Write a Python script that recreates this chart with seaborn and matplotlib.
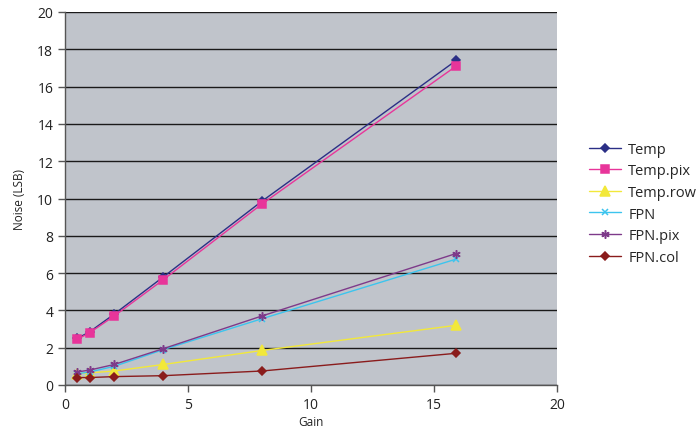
import matplotlib
matplotlib.use("Agg")
import matplotlib.pyplot as plt
import seaborn as sns
import pandas as pd

gain = [0.5, 1, 2, 4, 8, 15.9]
series_names = ["Temp", "Temp.pix", "Temp.row", "FPN", "FPN.pix", "FPN.col"]
temp = [2.5, 2.85, 3.8, 5.8, 9.85, 17.4]
temp_pix = [2.45, 2.8, 3.7, 5.65, 9.7, 17.1]
temp_row = [0.6, 0.65, 0.75, 1.1, 1.85, 3.2]
fpn = [0.6, 0.7, 1.0, 1.9, 3.55, 6.75]
fpn_pix = [0.7, 0.8, 1.1, 1.95, 3.7, 7.05]
fpn_col = [0.4, 0.4, 0.45, 0.5, 0.75, 1.7]
values = [temp, temp_pix, temp_row, fpn, fpn_pix, fpn_col]

rows = []
for name, vals in zip(series_names, values):
    for g, v in zip(gain, vals):
        rows.append({"Gain": g, "Noise": v, "Series": name})
df = pd.DataFrame(rows)

colors = {"Temp": "#2b2f86", "Temp.pix": "#e8359a", "Temp.row": "#f2e83a",
          "FPN": "#3cc4ee", "FPN.pix": "#7e3a8a", "FPN.col": "#8a1c1c"}
markers = {"Temp": "D", "Temp.pix": "s", "Temp.row": "^",
           "FPN": "x", "FPN.pix": (6, 2, 0), "FPN.col": "D"}
msizes = {"Temp": 4.5, "Temp.pix": 5.5, "Temp.row": 6.5, "FPN": 5, "FPN.pix": 6, "FPN.col": 4.5}

sns.set_style("white")
plt.rcParams['font.family'] = ['Open Sans', 'DejaVu Sans']

fig = plt.figure(figsize=(6.96, 4.31), dpi=100)
ax = fig.add_axes([65/696, 45/431, (557-65)/696, (386-13)/431])
ax.set_facecolor("#c0c4cb")

for name in series_names:
    sub = df[df["Series"] == name]
    sns.lineplot(data=sub, x="Gain", y="Noise", ax=ax, color=colors[name],
                 marker=markers[name], markersize=msizes[name], linewidth=1.0,
                 markeredgecolor=colors[name], markeredgewidth=1.1,
                 label=name, estimator=None, sort=False)

ax.set_xlim(0, 20)
ax.set_ylim(0, 20)
ax.set_xticks([0, 5, 10, 15, 20])
ax.set_yticks(range(0, 21, 2))
ax.yaxis.grid(True, color="#1a1a1a", linewidth=1.0)
ax.xaxis.grid(False)
ax.set_axisbelow(True)
for s in ["top", "right"]:
    ax.spines[s].set_visible(False)
for s in ["left", "bottom"]:
    ax.spines[s].set_color("#555555")
    ax.spines[s].set_linewidth(1.0)
ax.tick_params(axis="both", which="both", direction="out", length=5, width=1,
               color="#555555", labelsize=10, colors="#222222", bottom=True, left=True)
ax.set_xlabel("Gain", fontsize=8.5, labelpad=2, color="#222222")
ax.set_ylabel("Noise (LSB)", fontsize=8.5, labelpad=8, color="#222222")

leg = ax.legend(loc="upper left", bbox_to_anchor=(583/696, 1 - 137/431),
                bbox_transform=fig.transFigure, frameon=False, fontsize=10.5,
                handlelength=2.2, labelspacing=0.45, handletextpad=0.5, borderaxespad=0)

fig.savefig("out.png", dpi=100, facecolor="white")
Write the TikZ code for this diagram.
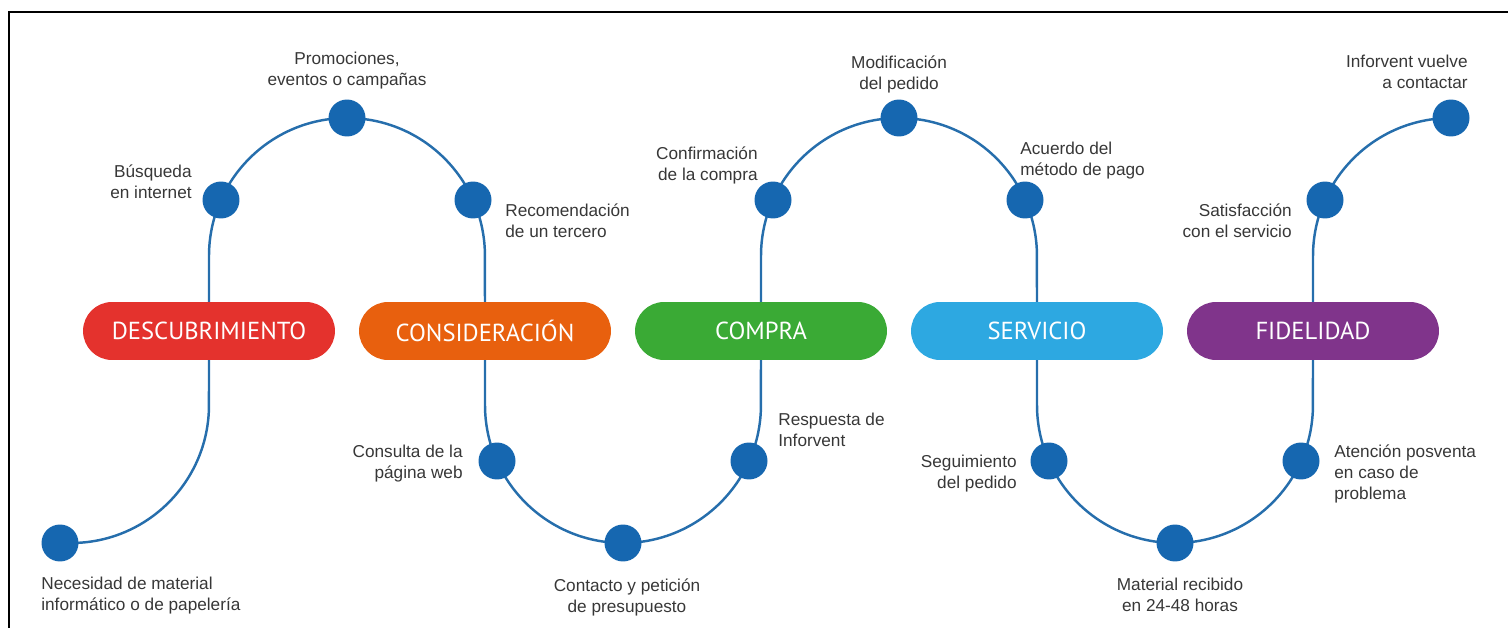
\documentclass[tikz,border=0pt]{standalone}
\usepackage{fontspec}
\setmainfont{Liberation Sans}
\newfontfamily\stagefont{PT Sans}
\usepackage{tikz}
\usetikzlibrary{backgrounds}

\definecolor{stagered}{RGB}{228,50,45}
\definecolor{stageorange}{RGB}{232,96,14}
\definecolor{stagegreen}{RGB}{58,170,53}
\definecolor{stagesky}{RGB}{45,168,225}
\definecolor{stagepurple}{RGB}{128,52,139}
\definecolor{dotblue}{RGB}{22,103,176}
\definecolor{trackblue}{RGB}{38,110,172}
\definecolor{labelgray}{RGB}{55,55,55}

\tikzset{
	touch/.style={circle, minimum size=0.74cm, inner sep=0pt, fill=dotblue},
	stage/.style={rounded corners=0.58cm, minimum width=5.04cm, minimum height=1.16cm, inner sep=0pt, text=white, font=\stagefont\fontsize{14}{16}\selectfont},
	lbl/.style={font=\fontsize{9.8}{11.7}\selectfont, text=labelgray, inner sep=0pt},
	track/.style={line width=1.4pt, color=trackblue}
}

\begin{document}
\begin{tikzpicture}[x=0.02cm, y=0.02cm]
	\useasboundingbox (0,0) rectangle (1508,-628);
	\draw[line width=1.1pt] (9,-628) -- (9,-12) -- (1508,-12);

	% stages
	\node (desc) [stage, fill=stagered] at (209,-331) {DESCUBRIMIENTO};
	\node (cons) [stage, fill=stageorange] at (485,-331) {CONSIDERACIÓN};
	\node (comp) [stage, fill=stagegreen] at (761,-331) {COMPRA};
	\node (serv) [stage, fill=stagesky] at (1037,-331) {SERVICIO};
	\node (fide) [stage, fill=stagepurple] at (1313,-331) {FIDELIDAD};

	% touch points along the track
	\node (d1) [touch] at (60,-543) {};
	\node (d2) [touch] at (221,-200) {};
	\node (d3) [touch] at (347,-118) {};
	\node (d4) [touch] at (473,-200) {};
	\node (d5) [touch] at (497,-461) {};
	\node (d6) [touch] at (623,-543) {};
	\node (d7) [touch] at (749,-461) {};
	\node (d8) [touch] at (773,-200) {};
	\node (d9) [touch] at (899,-118) {};
	\node (d10) [touch] at (1025,-200) {};
	\node (d11) [touch] at (1049,-461) {};
	\node (d12) [touch] at (1175,-543) {};
	\node (d13) [touch] at (1301,-461) {};
	\node (d14) [touch] at (1325,-200) {};
	\node (d15) [touch] at (1451,-118) {};

	\begin{scope}[on background layer]
		\draw[track] (d1.center) -- (71,-543) arc[start angle=270, end angle=360, radius=2.76cm]
			-- (desc.center) -- (209,-256) arc[start angle=180, end angle=0, radius=2.76cm]
			-- (cons.center) -- (485,-405) arc[start angle=180, end angle=360, radius=2.76cm]
			-- (comp.center) -- (761,-256) arc[start angle=180, end angle=0, radius=2.76cm]
			-- (serv.center) -- (1037,-405) arc[start angle=180, end angle=360, radius=2.76cm]
			-- (fide.center) -- (1313,-256) arc[start angle=180, end angle=90, radius=2.76cm]
			-- (d15.center);
	\end{scope}

	% labels (base = baseline of the last line)
	\node (t1) [lbl, anchor=base west, align=left] at (41,-610.5) {Necesidad de material\\informático o de papelería};
	\node (t2) [lbl, anchor=base east, align=right] at (192,-198.5) {Búsqueda\\en internet};
	\node (t3) [lbl, anchor=base, align=center] at (347,-85.5) {Promociones,\\eventos o campañas};
	\node (t4) [lbl, anchor=base west, align=left] at (505,-237.5) {Recomendación\\de un tercero};
	\node (t5) [lbl, anchor=base east, align=right] at (463,-478.5) {Consulta de la\\página web};
	\node (t6) [lbl, anchor=base, align=center] at (627,-612.5) {Contacto y petición\\de presupuesto};
	\node (t7) [lbl, anchor=base west, align=left] at (778,-446.5) {Respuesta de\\Inforvent};
	\node (t8) [lbl, anchor=base east, align=right] at (758,-180.5) {Confirmación\\de la compra};
	\node (t9) [lbl, anchor=base, align=center] at (899,-89.5) {Modificación\\del pedido};
	\node (t10) [lbl, anchor=base west, align=left] at (1020,-175.5) {Acuerdo del\\método de pago};
	\node (t11) [lbl, anchor=base east, align=right] at (1017,-488.5) {Seguimiento\\del pedido};
	\node (t12) [lbl, anchor=base, align=center] at (1180,-611.5) {Material recibido\\en 24-48 horas};
	\node (t13) [lbl, anchor=base west, align=left] at (1334,-499) {Atención posventa\\en caso de\\problema};
	\node (t14) [lbl, anchor=base east, align=right] at (1292,-237.5) {Satisfacción\\con el servicio};
	\node (t15) [lbl, anchor=base east, align=right] at (1468,-88.5) {Inforvent vuelve\\a contactar};
\end{tikzpicture}
\end{document}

····················

### WHAT TO DO
Reproduce only the lines of the records from the start up to and including the line that holds "df = pd.DataFrame(rows)"; do not carry over any picture.

### TASK SOLUTION
Write a Python script that recreates this chart with seaborn and matplotlib.
import matplotlib
matplotlib.use("Agg")
import matplotlib.pyplot as plt
import seaborn as sns
import pandas as pd

gain = [0.5, 1, 2, 4, 8, 15.9]
series_names = ["Temp", "Temp.pix", "Temp.row", "FPN", "FPN.pix", "FPN.col"]
temp = [2.5, 2.85, 3.8, 5.8, 9.85, 17.4]
temp_pix = [2.45, 2.8, 3.7, 5.65, 9.7, 17.1]
temp_row = [0.6, 0.65, 0.75, 1.1, 1.85, 3.2]
fpn = [0.6, 0.7, 1.0, 1.9, 3.55, 6.75]
fpn_pix = [0.7, 0.8, 1.1, 1.95, 3.7, 7.05]
fpn_col = [0.4, 0.4, 0.45, 0.5, 0.75, 1.7]
values = [temp, temp_pix, temp_row, fpn, fpn_pix, fpn_col]

rows = []
for name, vals in zip(series_names, values):
    for g, v in zip(gain, vals):
        rows.append({"Gain": g, "Noise": v, "Series": name})
df = pd.DataFrame(rows)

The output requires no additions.